The fact is, after all day in a classroom, we were as eager to get outside as Dad was to see us. Cutting and burning brush was more like play than work, especially if the ax was sharp. Chopping sprouts is no fun at all with a dull ax, but one that makes chips fly fuels a boy’s dreams of becoming a real-life Paul Bunyan.

As a boy in the late 1950s, I had ample opportunity to make chips fly, but prior to the winter I turned 10, I had not made the acquaintance of a double-bitted ax, bow saw or mill bastard file. 

That winter I came to know all intimately. My brothers and I chopped a lot of sprouts, but nobody but Daddy picked up Daddy’s ax.

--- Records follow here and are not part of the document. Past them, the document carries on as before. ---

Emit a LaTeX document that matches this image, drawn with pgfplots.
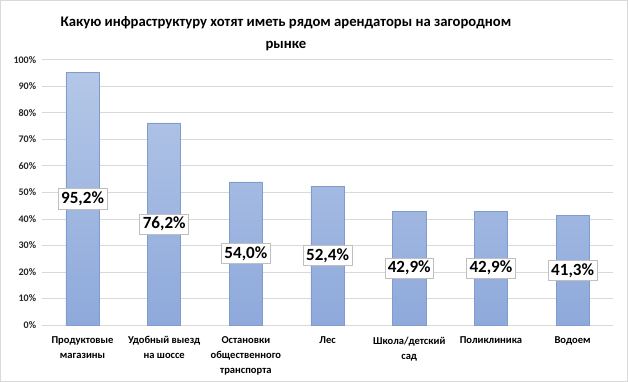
\documentclass[border=0pt]{standalone}
\usepackage{pgfplots}
\pgfplotsset{compat=1.18}
\usepackage{fontspec}
\setmainfont{Carlito}
\usetikzlibrary{calc}
\definecolor{bartop}{HTML}{B4C7E7}
\definecolor{barbot}{HTML}{8EA9DB}
\definecolor{baredge}{HTML}{7F9DCC}
\definecolor{gridc}{HTML}{D9D9D9}
\begin{document}
\begin{tikzpicture}[x=1pt,y=1pt]
\begin{axis}[
  name=ax,
  scale only axis,
  width=569pt, height=264pt,
  ymin=0, ymax=100,
  xmin=-0.5, xmax=6.5,
  ytick={0,10,...,100},
  yticklabel={\pgfmathprintnumber{\tick}\%},
  yticklabel style={font=\bfseries\fontsize{10}{12}\selectfont, text=black!85, xshift=-2pt},
  /pgf/number format/assume math mode=true,
  xtick={0,...,6},
  xticklabels={{Продуктовые\\магазины},{Удобный выезд\\на шоссе},{Остановки\\общественного\\транспорта},{Лес},{Школа/детский\\сад},{Поликлиника},{Водоем}},
  xticklabel style={font=\bfseries\fontsize{10.5}{15}\selectfont, align=center, anchor=north, yshift=-8pt},
  major tick length=0pt,
  ymajorgrids, grid style={gridc, line width=0.8pt},
  axis x line*=bottom, axis y line*=left,
  x axis line style={gridc, line width=0.8pt, -},
  y axis line style={draw=none},
  ybar, bar width=33pt,
  nodes near coords={\pgfmathprintnumber[fixed, fixed zerofill, precision=1, use comma]{\pgfplotspointmeta}\%},
  visualization depends on={rawy \as \rawy},
  every node near coord/.append style={
    font=\bfseries\fontsize{17}{19}\selectfont, anchor=center,
    fill=white, draw=black!25, inner sep=3pt,
    shift={(axis direction cs:0,-\rawy/2)}},
  clip=false,
]
\addplot[draw=baredge, top color=bartop, bottom color=barbot, line width=0.6pt] coordinates {
  (0,95.2) (1,76.2) (2,54.0) (3,52.4) (4,42.9) (5,42.9) (6,41.3)};
\end{axis}
\node[font=\bfseries\fontsize{14.6}{22}\selectfont, align=center] at ($(ax.north west)+(243pt,26pt)$)
  {Какую инфраструктуру хотят иметь рядом арендаторы на загородном\\рынке};
\draw[gridc, line width=1pt] ($(ax.south west)+(-41pt,-56pt)$) rectangle ($(ax.north east)+(14pt,59pt)$);
\end{tikzpicture}
\end{document}
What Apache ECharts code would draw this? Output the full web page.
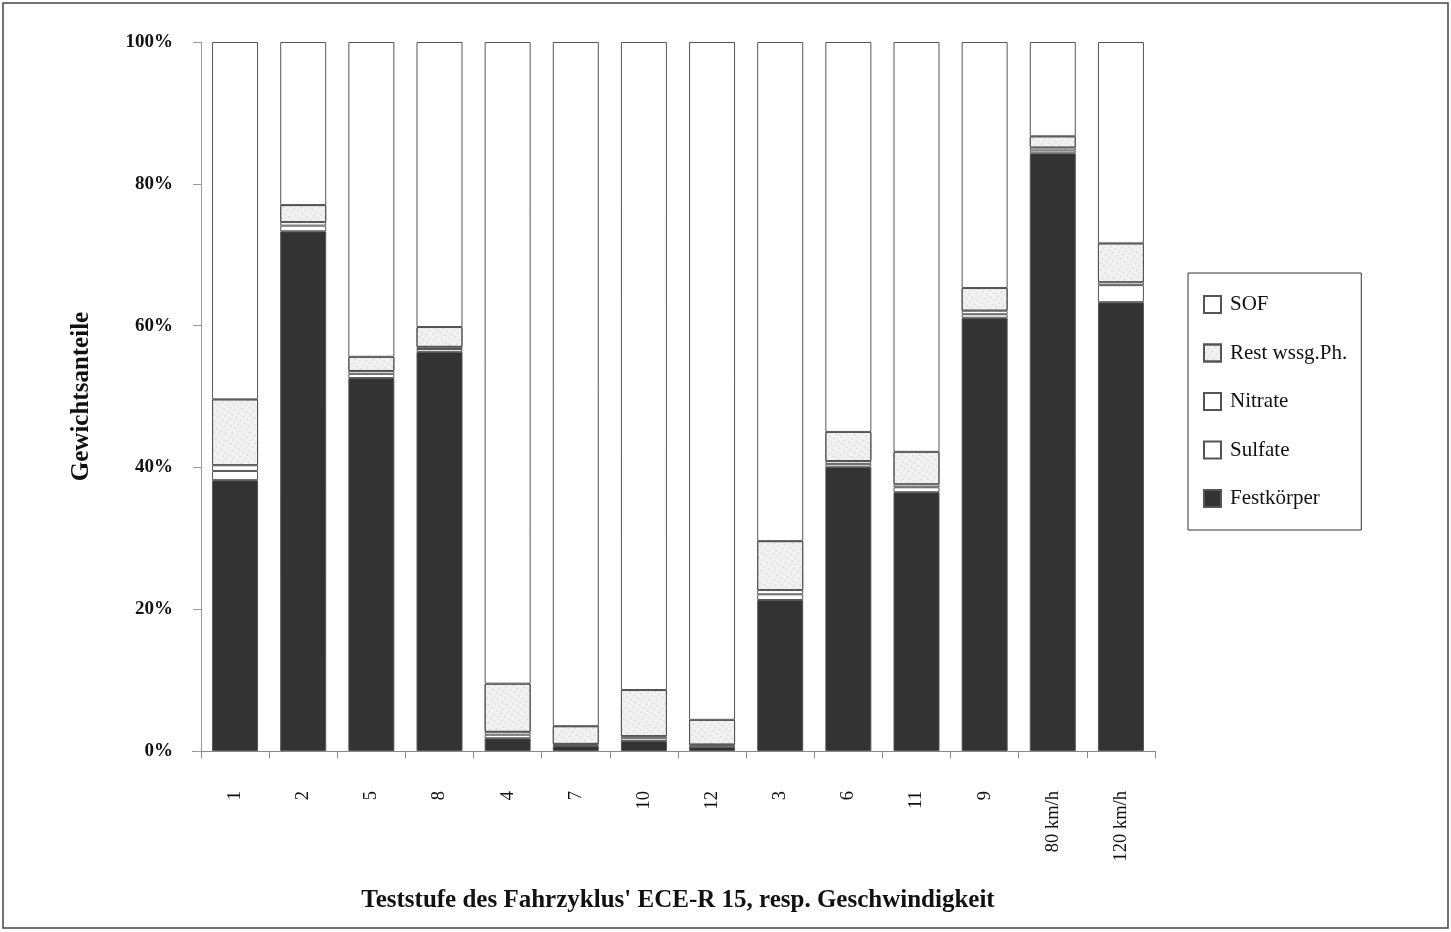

Russell and I shared an old ax with rounded corners from repeated filings and chopping rocks, nicks in the handle below the head from poorly aimed blows, and one side sharper than the other, the dull side for chopping in the dirt.

We never could have confused our rusty, old chopper with Daddy’s new, double-bitted, red True Temper ax, the smooth hickory handle with nary a scratch or splinter, even after months of use — but only in Daddy’s hands.

Daddy’s ax was pristine, and he intended to keep it that way for as long as he could keep inexperienced youngsters from picking it up.

It was also sharp — razor sharp, honed by Daddy on one face to an edge that would trim Paul Bunyan’s whiskers, and nearly as keen on the other, about like a skinnin’ knife.

The lethal potential of that woodsman’s tool — not the red paint and unblemished handle — that was the real reason nobody but Daddy picked up Daddy’s ax. Like all good dads, he put a lot of energy and thought into protecting us from ourselves. It was much the same when he finally bought a chain saw a few years later. We didn’t get to use it.

In due time I developed the skill and confidence to pick up Daddy’s ax, but only with his consent, and I never nicked the handle or chopped the dirt. That would’ve sent me back to start. More to the point, I simply learned to use that mill bastard file to put a razor edge on the chopping side of our old grubbin’ ax. Then I was careful to discourage Russell from picking it up. 

It’s been years since I chopped sprouts as when I was a boy, but I still like to keep a sharp ax for the little wood-cutting I do on my 5 acres; I still love to see the big wood chips fly. I just wish I could make ’em take flight as I did when I was 16 — but that was only when I got to pick up Daddy’s ax.